Netflix’s customer mix has changed, too. In the beginning, its customers were 80% male – “early [technology] adopters,” McCarthy said. “But today, we’re 53% female.”

 

Better Client Mobility

Where pressplay and Netflix cater to consumers, Fairfax, Va.-based Mantas sells compliance and behavior-detection software to large financial companies. NASDAQ uses the software to detect irregular securities trading. Merrill Lynch and Citigroup use it to sniff out money laundering. Goldman Sachs uses it for regulatory compliance. 

 

“We have a small community of clients but they have a profound software expenditure budget,” said Simon Moss, the company’s chief executive. “We sell software that costs millions, and our job is to help keep our clients’ names out of the newspapers.”

 

The economic slowdown has hobbled Mantas’ clients nearly as badly as it has hurt the dot-coms. “The last 10 to 15 years were a golden age for financial markets,” Moss said. “Then all of the sudden, bam, straight into recession. Margins have been compressed. There’s pressure from regulators and clients. Many of the staff have never gone through this sort of thing.”

 

Initially, the industry responded by cutting thousands of jobs. But job cuts can only take companies so far; they also have to find new ways to generate revenue.

 

Some of them are turning to what Moss calls “legacy data mining.” That is, they’re using software such as Mantas’ to dig into older databases to learn more about their clients’ trading and buying histories.

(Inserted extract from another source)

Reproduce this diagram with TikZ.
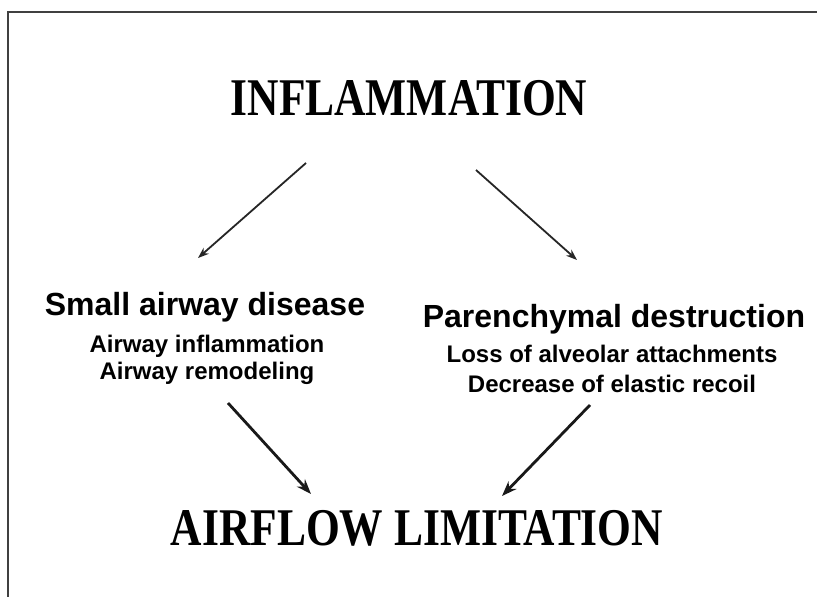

Their hope is that this will give them new openings for selling securities and services.

 

In other words, Mantas is enabling its clients to do something that pressplay and Netflix are doing at a less-sophisticated level: combing through customer data to make themselves better merchants.

 

Of course, companies aren’t the only ones who have more data, thanks to the web. Consumers do, too. As Moss pointed out, “One of the things that all this new technology did is improve client mobility.”

 

It enabled comparison-shopping – whether for books, airline tickets, cars or online brokerage services – like never before. Maybe that’s the real information revolution.